Insights and Thoughts

first project being created inside new studio

What Most Artists Get Wrong About Marketing

The Problem Isn’t Talent

Most artists don’t struggle because of their work.

They struggle because of how they present it.

I’ve seen strong work sit unnoticed while weaker work gains traction—simply because it was positioned better.

Marketing isn’t the enemy. It’s just misunderstood.

Random Effort Doesn’t Work

A common pattern looks like this:

  • Post something
  • Wait
  • Post again a week later
  • Hope something sticks

I’ve worked with businesses that did the same thing—and it never worked there either.

That’s not strategy.

That’s activity without direction.

Art Is Emotional—Selling It Is Structural

This is where most artists disconnect.

The work is emotional.
The sale is not.

You can’t rely on the piece alone to do all the work.
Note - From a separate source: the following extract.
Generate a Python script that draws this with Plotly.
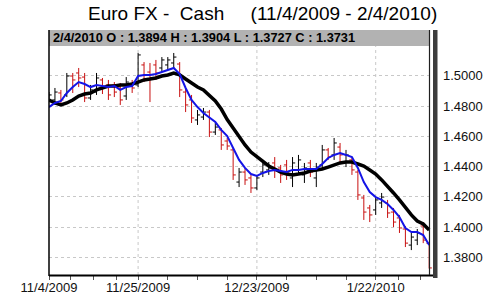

What actually moves things:

  • Clear positioning (what you do and why it matters)
  • Consistency over time
  • A story people can follow

That’s why something like a studio build series works—it gives people a reason to stay connected beyond a single post.
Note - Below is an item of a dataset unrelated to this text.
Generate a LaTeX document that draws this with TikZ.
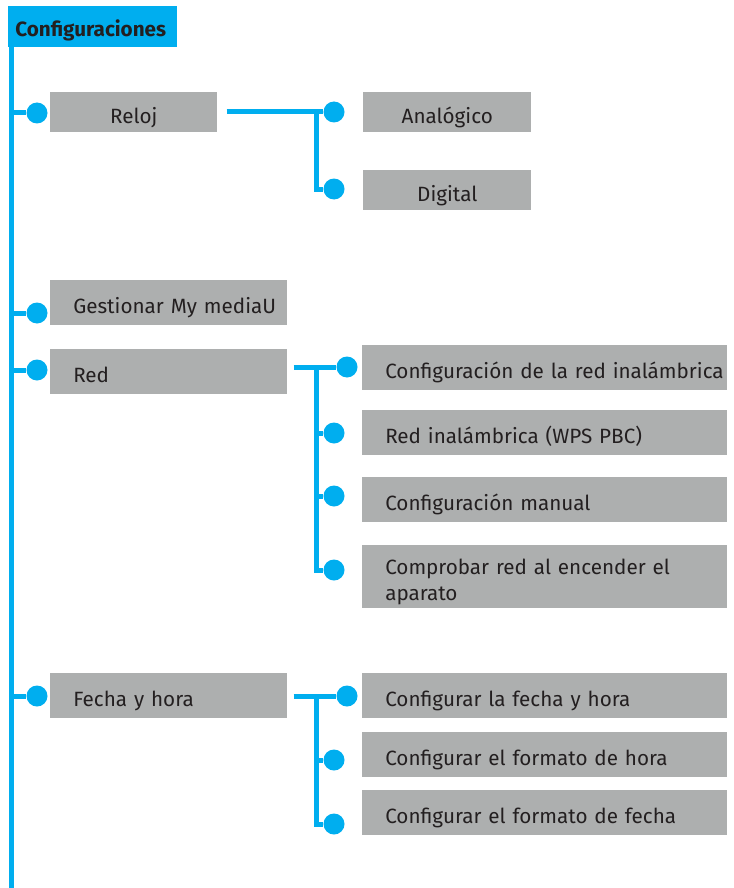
\documentclass[tikz,border=0pt]{standalone}
\usepackage{fontspec}
\setmainfont{Fira Sans}
\definecolor{menublue}{HTML}{00AEEF}
\definecolor{menugray}{HTML}{ADAFAF}
\definecolor{menutext}{HTML}{231F20}
\usetikzlibrary{positioning}

\begin{document}
\begin{tikzpicture}[x=0.75pt, y=-0.75pt,
    every node/.style={text=menutext, font=\fontsize{15.5}{20}\selectfont},
    head/.style={fill=menublue, anchor=north west, minimum width=126.75pt,
      minimum height=30.75pt, inner sep=0pt, text width=126.75pt,
      text height=15pt, text depth=0pt,
      font=\bfseries\fontsize{15.5}{18}\selectfont},
    smallbox/.style={fill=menugray, anchor=north west, minimum width=125.25pt,
      minimum height=30pt, inner sep=0pt, align=center,
      text height=16.5pt, text depth=0pt},
    midbox/.style={fill=menugray, anchor=north west, minimum height=33.75pt,
      inner sep=0pt, text width=177.75pt, align=left,
      text height=16.5pt, text depth=0pt},
    widebox/.style={fill=menugray, anchor=north west, minimum height=33.75pt,
      inner sep=0pt, text width=273.75pt, align=left,
      text height=16.5pt, text depth=0pt},
    dot/.style={circle, fill=menublue, minimum size=15.75pt, inner sep=0pt},
    edge/.style={draw=menublue, line width=3.75pt, line join=miter}]

  \useasboundingbox (0,0) rectangle (734,888);

  % header and trunk
  \node[head] (conf) at (8,6) {\hspace*{5.25pt}Configuraciones};
  \coordinate (trunk) at (11.5,47);
  \coordinate (trunkend) at (11.5,888);

  % first level
  \node[smallbox] (reloj) at (50,92) {Reloj};
  \node[midbox] (gest) at (50,280) {\hspace*{17.25pt}Gestionar My mediaU};
  \node[midbox] (red) at (50,349) {\hspace*{17.25pt}Red};
  \node[midbox] (fecha) at (50,673) {\hspace*{17.25pt}Fecha y hora};

  \node[dot] (dreloj) at (37,113) {};
  \node[dot] (dgest)  at (37,313) {};
  \node[dot] (dred)   at (37,370) {};
  \node[dot] (dfecha) at (37,696) {};

  % Reloj
  \node[smallbox, minimum width=126pt] (analog) at (363,92) {Analógico};
  \node[smallbox, minimum width=126pt] (digital) at (363,170) {Digital};
  \node[dot] (danalog)  at (334,112) {};
  \node[dot] (ddigital) at (334,189) {};
  \coordinate (jreloj) at (316,112);

  % Red
  \node[widebox] (red1) at (362,345)
    {\hspace*{17.25pt}Configuración de la red inalámbrica};
  \node[widebox] (red2) at (362,410)
    {\hspace*{17.25pt}Red inalámbrica (WPS PBC)};
  \node[widebox] (red3) at (362,477)
    {\hspace*{17.25pt}Configuración manual};
  \node[widebox, minimum height=47.25pt, text height=14pt, text depth=18pt] (red4) at (362,545)
    {\hspace*{17.25pt}Comprobar red al encender el\\\hspace*{17.25pt}aparato};
  \node[dot] (dred1) at (347,367) {};
  \node[dot] (dred2) at (334,433) {};
  \node[dot] (dred3) at (334,496) {};
  \node[dot] (dred4) at (334,570) {};
  \coordinate (jred) at (316,367);

  % Fecha y hora
  \node[widebox] (fecha1) at (362,673)
    {\hspace*{17.25pt}Configurar la fecha y hora};
  \node[widebox] (fecha2) at (362,732)
    {\hspace*{17.25pt}Configurar el formato de hora};
  \node[widebox] (fecha3) at (362,790)
    {\hspace*{17.25pt}Configurar el formato de fecha};
  \node[dot] (dfecha1) at (347,696) {};
  \node[dot] (dfecha2) at (334,760) {};
  \node[dot] (dfecha3) at (334,824) {};
  \coordinate (jfecha) at (316,696);

  \draw[edge] (trunk) -- (trunkend);
  \draw[edge] (dreloj -| trunk) -- (dreloj);
  \draw[edge] (dgest -| trunk) -- (dgest);
  \draw[edge] (dred -| trunk) -- (dred);
  \draw[edge] (dfecha -| trunk) -- (dfecha);

  \draw[edge] ([xshift=6.75pt]reloj.east |- danalog) -- (danalog);
  \draw[edge] (jreloj) |- (ddigital);

  \draw[edge] ([xshift=4.5pt]red.east |- dred1) -- (dred1);
  \draw[edge] (jred |- dred2) -- (dred2);
  \draw[edge] (jred |- dred3) -- (dred3);
  \draw[edge] (jred) |- (dred4);

  \draw[edge] ([xshift=4.5pt]fecha.east |- dfecha1) -- (dfecha1);
  \draw[edge] (jfecha |- dfecha2) -- (dfecha2);
  \draw[edge] (jfecha) |- (dfecha3);
\end{tikzpicture}
\end{document}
What Actually Moves the Needle

After decades in marketing, this part hasn’t changed:

  • People follow consistency
  • People respond to clarity
  • People buy when they feel connected

For artists, that means:

  • Show the process, not just the result
  • Stay visible even when nothing seems to happen
  • Give people a reason to come back

I’ve seen artists post for years with no traction—not because the work wasn’t good, but because nothing tied it together.

The Advantage Most Artists Ignore

Most artists don’t have a background in marketing.

That’s not a weakness—it just means they haven’t been exposed to structure.

If you understand both—art and how things actually sell—you’re operating at a different level.

That’s not theory. That’s reality.

Midnight Falcon isn’t just about creating work—it’s about building something people can follow and connect with over time.